Léa di SANTO-NAVARRO (U. de Picardie). « À la croisée du récit et du jeu : renouvellements narratifs dans les Aventures burlesques de Charles Dassoucy et Composition n°1 de Marc Saporta. »
Charles Coypeau Dassoucy est un auteur qui a longtemps été relégué au second plan par la critique. Si l’on peut dénombrer plusieurs tentatives contemporaines pour le réhabiliter, son œuvre reste aujourd’hui peu éditée et méconnue. La production de ce musicien, compositeur et auteur est d’une grande variété, tant par la diversité des médias que celle des genres auxquels il s’est essayé. Nous nous intéresserons plus particulièrement à ses Aventures burlesques (1677), œuvre dans laquelle les frontières génériques se trouvent bousculées. À ceci s’ajoute une exploration remarquable de celles de la littérature et du jeu. En effet, si les Aventures prennent bien la forme d’un récit, le ludique s’y déploie à plusieurs niveaux. Le jeu informe la narration, que ce soit en tant que motif thématique lié à l’errance, au picaresque et au libertinage, ou comme ressort de l’aventure.

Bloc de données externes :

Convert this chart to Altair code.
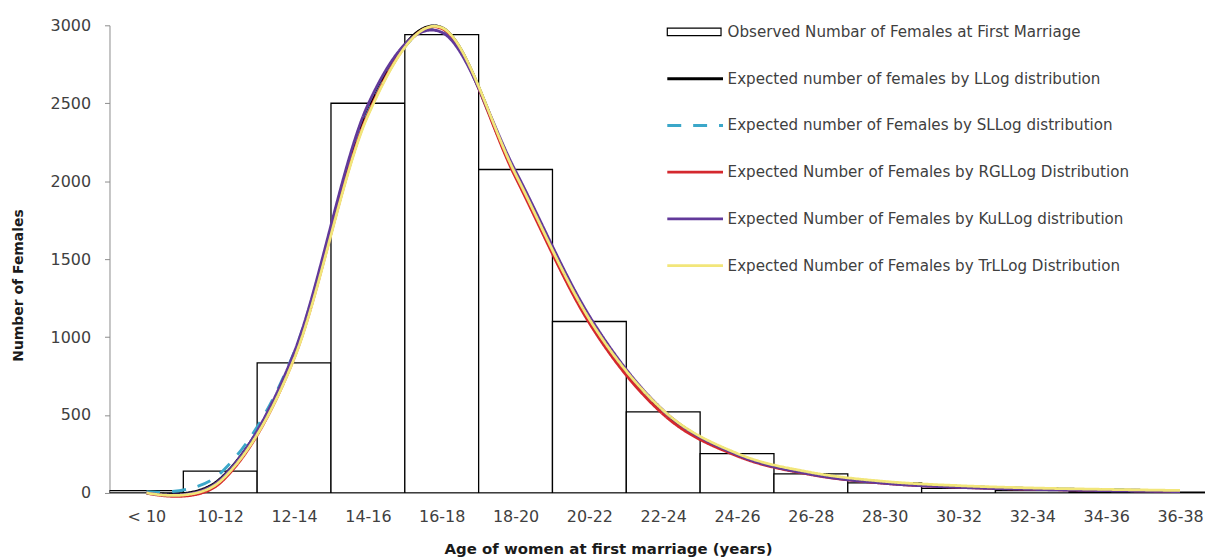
import altair as alt
import pandas as pd

categories = ["< 10", "10-12", "12-14", "14-16", "16-18", "18-20", "20-22", "22-24",
              "24-26", "26-28", "28-30", "30-32", "32-34", "34-36", "36-38"]
observed = [15, 140, 835, 2500, 2940, 2075, 1100, 520, 252, 122, 65, 30, 15, 8, 5]

llog = [2, 90, 880, 2450, 2985, 2040, 1115, 525, 248, 126, 68, 42, 28, 20, 13]
sllog = [8, 125, 900, 2440, 2975, 2035, 1105, 520, 246, 125, 67, 41, 27, 19, 12]
rgllog = [0, 65, 865, 2430, 2980, 2025, 1090, 505, 238, 118, 62, 37, 24, 17, 11]
kullog = [1, 85, 900, 2490, 2955, 2065, 1135, 530, 245, 120, 62, 36, 23, 15, 9]
trllog = [1, 75, 860, 2420, 2985, 2045, 1115, 530, 254, 132, 74, 47, 32, 23, 16]

obs_name = "Observed Numbar of Females at First Marriage"
line_names = [
    "Expected number of females by LLog distribution",
    "Expected number of Females by SLLog distribution",
    "Expected Number of Females by RGLLog Distribution",
    "Expected Number of Females by KuLLog distribution",
    "Expected Number of Females by TrLLog Distribution",
]
line_values = [llog, sllog, rgllog, kullog, trllog]
line_colors = ["#000000", "#3ba7c9", "#d4282e", "#62399a", "#f2e67a"]
line_widths = [3, 2.8, 4.2, 3.5, 1.0]
line_dashes = [[1, 0], [14, 12], [1, 0], [1, 0], [1, 0]]

bars_df = pd.DataFrame({
    "idx": list(range(len(categories))),
    "cat": categories,
    "value": observed,
})
bars_df["left"] = bars_df["idx"]
bars_df["right"] = bars_df["idx"] + 1
bars_df["series"] = obs_name

rows = []
for name, vals in zip(line_names, line_values):
    for i, v in enumerate(vals):
        rows.append({"series": name, "pos": i + 0.5, "value": v})
lines_df = pd.DataFrame(rows)

FONT = "DejaVu Sans"
BAND = 74.2
PLOT_W = 1101
PLOT_H = 470

label_expr = "[" + ",".join("'" + c + "'" for c in categories) + "][floor(datum.value)]"

xscale = alt.Scale(domain=[0, PLOT_W / BAND], nice=False, zero=False)
yscale = alt.Scale(domain=[0, 3000], nice=False)

xaxis = alt.Axis(
    values=[i + 0.5 for i in range(len(categories))],
    labelExpr=label_expr,
    ticks=False, tickSize=0, grid=False,
    domainColor="#8c8c8c", domainWidth=1,
    labelFont=FONT, labelFontSize=16, labelColor="#404040",
    labelBaseline="middle", labelPadding=24, labelFlush=False, labelOverlap=False,
    title="Age of women at first marriage (years)",
    titleFont=FONT, titleFontSize=15, titleFontWeight="bold", titleColor="#1a1a1a",
    titleX=501, titleY=56, titleAlign="center", titleBaseline="middle",
)
yaxis = alt.Axis(
    values=list(range(0, 3001, 500)), format="d",
    tickSize=5, tickColor="#8c8c8c", domainColor="#8c8c8c", domainWidth=1,
    grid=False,
    labelFont=FONT, labelFontSize=16, labelColor="#404040", labelPadding=14,
    title="Number of Females",
    titleFont=FONT, titleFontSize=14, titleFontWeight="bold", titleColor="#1a1a1a",
    titleX=-91, titleY=261, titleAngle=-90, titleAlign="center", titleBaseline="middle",
)

rect_path = "M-1,-0.74H9.8V0.74H-1Z"
line_path = "M-1,0H10.2"

bar_legend = alt.Legend(
    title=None, orient="none", legendX=558, legendY=-1, padding=0, offset=0,
    symbolType=rect_path, symbolSize=100, symbolFillColor="#ffffff",
    symbolStrokeWidth=1.2, labelOffset=48,
    labelFont=FONT, labelFontSize=15.2, labelColor="#404040", labelLimit=0,
)
line_legend = alt.Legend(
    title=None, orient="none", legendX=558, legendY=46, padding=0, offset=0,
    symbolType=line_path, symbolSize=100, symbolFillColor="transparent",
    labelOffset=48, rowPadding=31,
    labelFont=FONT, labelFontSize=15.2, labelColor="#404040", labelLimit=0,
)

bars = alt.Chart(bars_df).mark_rect(fill="#ffffff", strokeWidth=1.3, clip=True).encode(
    x=alt.X("left:Q", scale=xscale, axis=xaxis),
    x2="right:Q",
    y=alt.Y("value:Q", scale=yscale, axis=yaxis),
    y2=alt.datum(0),
    stroke=alt.Stroke("series:N", scale=alt.Scale(domain=[obs_name], range=["#000000"]),
                      legend=bar_legend),
)

cscale = alt.Scale(domain=line_names, range=line_colors)
wscale = alt.Scale(domain=line_names, range=line_widths)
dscale = alt.Scale(domain=line_names, range=line_dashes)

layers = [bars]
for name in line_names:
    layers.append(
        alt.Chart(lines_df).transform_filter(alt.datum.series == name).mark_line(
            interpolate="cardinal", tension=0
        ).encode(
            x=alt.X("pos:Q", scale=xscale, axis=xaxis),
            y=alt.Y("value:Q", scale=yscale, axis=yaxis),
            color=alt.Color("series:N", scale=cscale, legend=line_legend),
            strokeWidth=alt.StrokeWidth("series:N", scale=wscale, legend=line_legend),
            strokeDash=alt.StrokeDash("series:N", scale=dscale, legend=line_legend),
        )
    )

chart = alt.layer(*layers).properties(
    width=PLOT_W, height=PLOT_H,
    padding={"left": 102, "top": 16, "right": 0, "bottom": 72},
    autosize=alt.AutoSizeParams(type="none"),
    background="white",
).configure_view(stroke=None)

chart.save("out.html", embed_options={"renderer": "svg", "actions": False})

Plus encore, le jeu de hasard devient le modèle de la structure narrative. Cette hybridation entre littérature et jeu trouve un écho plusieurs siècles plus tard, en 1962, lorsque Marc Saporta publie Composition n°1, un roman dont les pages sont vouées à être déchirées et rebattues à la manière d’un jeu de tarot. Il s’agira, à travers ces deux œuvres, d’analyser la manière dont l’intégration du jeu dans la littérature interroge la place de l’aléatoire dans le récit, en même temps qu’elle est une expérimentation et un renouvellement génériques – du point de vue de la construction jusqu’au support même de l’œuvre.